Frankly my dear

They’ve been running commercials on TV lately for Buick (or maybe it’s Pontiac or some other GM brand) with “Harley Earl” talking about how he’s “come back” to do something or other. I don’t pay too much attention to what he’s saying, because, after all, it’s a Buick commercial. I’m never going to buy a Buick.

Anyway, they seem to think that everyone watching will know who Harley Earl is. However, I had no idea who he is. Google is my friend, and by searching for his name, I found out that he should be quite famous. He came up with the ideas of putting chrome and fins on cars. He pioneered the use of clay 3D models of new cars. He designed the LeSabre. And the original Corvette. But he retired from GM in 1959, and died ten years later.

In any case, now I understand what the point of these ads is. They want people to think of GM as the home of great automotive design. The problem here would seem to be that the audience they’re likely aiming at – people in their 20s and 30s who normally buy Japanese or German cars, probably don’t know any more about Harley Earl than I did. So the fact that he’s “come back” means nothing. However, if Buick builds one of the rocket-car Firebirds that Harley designed in the 50s (they’re under “Earl’s Inspirations”), I might just have to buy a Buick after all.

Yet another online personality test. My inner rock star is Sting. At least I’m not N’Synch or something like that. I was really worried it might end up as Michael Bolton, and then I’d have to seriously consider just ending it all.

I’m not sure why someone took the time to do this. Although, to be fair, I never would have noticed it otherwise…

See you all next year; I’m on vacation (and very much not available) next week.

Boxing Day is here at last!

This is the future of home electronics. Just wait another year or two, and both Sony and Microsoft will be all over this sort of thing. I’m looking forward to that battle; it’s hard to pick a favorite.

I’m going to try to clear out a few old links I’ve been saving. I’ve got an interview with Rob Rosenberger; would you like to read it?

How about a silly story about Barry Bonds? There’s some other funny stuff there too; The Spitter could be considered the Onion’s sports section…

One more for you. This may be the best thing I’ve ever heard about Timbuktu. I know I’ve been less than impressed with it.

A beer in a tree

Merry Christmas, eh hoser?

Mike sent me this link on Friday. I like making fun of Michael Jackson, don’t you? It’s so easy, even a baby could do it.

I’m feeling older than ever today. I heard about this yesterday, after the morning report went out…

One more, in the spirit of Christmas. For anyone who doesn’t think Perl is a real programming language, I ask, “Can C+ do this?”

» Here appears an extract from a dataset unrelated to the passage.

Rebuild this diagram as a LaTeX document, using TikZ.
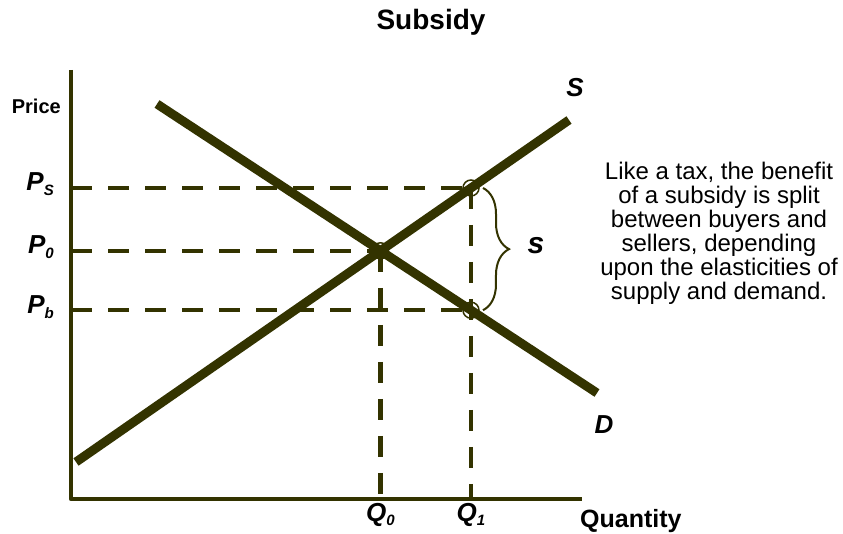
\documentclass[tikz,border=0pt]{standalone}
\usepackage{fontspec}
\setmainfont{Liberation Sans}
\usetikzlibrary{calc,intersections,decorations.pathreplacing}
\definecolor{oliva}{RGB}{51,51,0}
\newcommand{\subind}[1]{\raisebox{-0.35ex}{\fontsize{15}{15}\selectfont #1}}

\begin{document}
\begin{tikzpicture}[x=1pt,y=-1pt,
		eje/.style={line width=4.5pt, draw=oliva, line join=round},
		curva/.style={line width=9pt, draw=oliva},
		guia/.style={line width=4.5pt, draw=oliva, dash pattern=on 21pt off 16pt},
		marca/.style={line width=1.5pt, draw=oliva},
		rotulo/.style={inner sep=0pt, font=\bfseries},
		etiq/.style={inner sep=0pt, font=\fontsize{26}{26}\selectfont\bfseries\itshape}]
	\useasboundingbox (0,0) rectangle (843,534);
	
	% Ejes
	\coordinate (O) at (71,499);
	\coordinate (ytop) at (71,70);
	\coordinate (xfin) at (582,499);
	\draw[eje] (ytop) -- (O) -- (xfin);
	\node[rotulo, anchor=base, font=\fontsize{28}{28}\selectfont\bfseries] (titulo) at (431,30) {Subsidy};
	\node[rotulo, anchor=base east, font=\fontsize{20}{20}\selectfont\bfseries] (precio) at (61,114) {Price};
	\node[rotulo, anchor=base west, font=\fontsize{25}{25}\selectfont\bfseries] (cantidad) at (580,527) {Quantity};
	
	% Oferta y demanda
	\coordinate (S0) at (76,462);
	\coordinate (S1) at (569,120);
	\coordinate (D0) at (157,104);
	\coordinate (D1) at (597,393);
	\path[name path=oferta] (S0) -- (S1);
	\path[name path=demanda] (D0) -- (D1);
	\path[name path=vert] (471,60) -- (471,500);
	\path[name intersections={of=oferta and demanda, by=E}];
	\path[name intersections={of=oferta and vert, by=A}];
	\path[name intersections={of=demanda and vert, by=B}];
	
	% Lineas de guia
	\draw[guia] (O |- A) -- (A);
	\draw[guia] (O |- E) -- (E);
	\draw[guia] (O |- B) -- (B);
	\draw[guia] (E) -- (E |- O);
	\draw[guia] (A) -- (A |- O);
	
	\draw[curva] (S0) -- (S1);
	\draw[curva] (D0) -- (D1);
	\foreach \p in {E,A,B} \draw[marca] (\p) circle (8pt);
	
	% Etiquetas
	\node[etiq, anchor=base] (lS) at (575,97) {S};
	\node[etiq, anchor=base] (lD) at (604,433) {D};
	\node[etiq, anchor=base east] (pS) at ($(O |- A)+(-17,3)$) {P\subind{S}};
	\node[etiq, anchor=base east] (p0) at ($(O |- E)+(-17,3)$) {P\subind{0}};
	\node[etiq, anchor=base east] (pb) at ($(O |- B)+(-17,3)$) {P\subind{b}};
	\node[etiq, anchor=base] (q0) at ($(E |- O)+(0,22)$) {Q\subind{0}};
	\node[etiq, anchor=base] (q1) at ($(A |- O)+(0,22)$) {Q\subind{1}};
	
	% Llave del subsidio
	\draw[marca, line width=2pt, decorate, decoration={brace, amplitude=26pt}] ($(A)+(12,0)$) -- ($(B)+(12,0)$);
	\node[etiq, anchor=base, font=\fontsize{30}{30}\selectfont\bfseries\itshape] (sub) at (536,254) {s};
	
	% Nota
	\node[inner sep=0pt, align=center, anchor=north, font=\fontsize{24}{24}\selectfont] (nota) at (719,162) {Like a tax, the benefit\\ of a subsidy is split\\ between buyers and\\ sellers, depending\\ upon the elasticities of\\ supply and demand.};
\end{tikzpicture}
\end{document}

I hope all of you who celebrate Christmas enjoy the holiday. For those of you who don’t celebrate the holiday, enjoy the day off. Spend some time with those you love; that’s my plan for the day. And unless you like crowds, stay away from the movie theatres. Don says Christmas is the busiest day of the year.

Two turtlenecks

Would you like to build your own Macintosh? I’m not entirely sure why you would bother to, but apparently it is possible. I don’t think that used to be the case.

Don’s not here to complain about a sports link. Not that that’s ever stopped me before. Anyway, the Baseball Hall of Fame actually has a pretty cool website.

It’s too late to order for Christmas, but maybe someone you know has a birthday coming up? Everyone needs cleaning supplies!

Three French toast

If your travels take you to Canada, perhaps you’d like to rent an RV. Believe it or not, I know a man who would like nothing better than to rent you one! If you know Graham, you might find the idea of “Graham Schreiber, President” as odd as I do. He’s a nice guy, but “hyper” doesn’t really convey the idea of how much energy he has.

Not the race car driver, but rather a strange comic book artist.

Run out of tags to put on your Christmas presents? Or maybe, like me, you just have no idea where they’ve gotten to? Here’s some help.

Six packs of two-four

There’s been a lot of rumors flying around the past week or so about the possibility of Pete Rose being reinstated to Major League Baseball. I haven’t read the entire Dowd report myself, but here’s an article detailing what’s in it by someone who has. And here’s some more on just what a lovely guy Pete is. Basically, Pete Rose broke the one rule that would get him kicked out of baseball forever. This much, nearly everyone can agree on. But it appears that he doesn’t think the rule should apply to him, and somehow he’s convinced thousands of people that he’s right. And, unfortunately, because Bud Selig wants desperately for people to like him, he’ll probably go ahead and make them happy. Pete Rose the Ballplayer deserves to be in the Hall of Fame. Unfortunately, Pete Rose the Scumbag Human Being did things that should keep him out of the Hall of Fame. Perhaps the appropriate thing would be to enshrine him about 15 years after he dies. I’m not sure about that. But I am sure that I don’t want to ever see him on the stage at Cooperstown, accepting his plaque.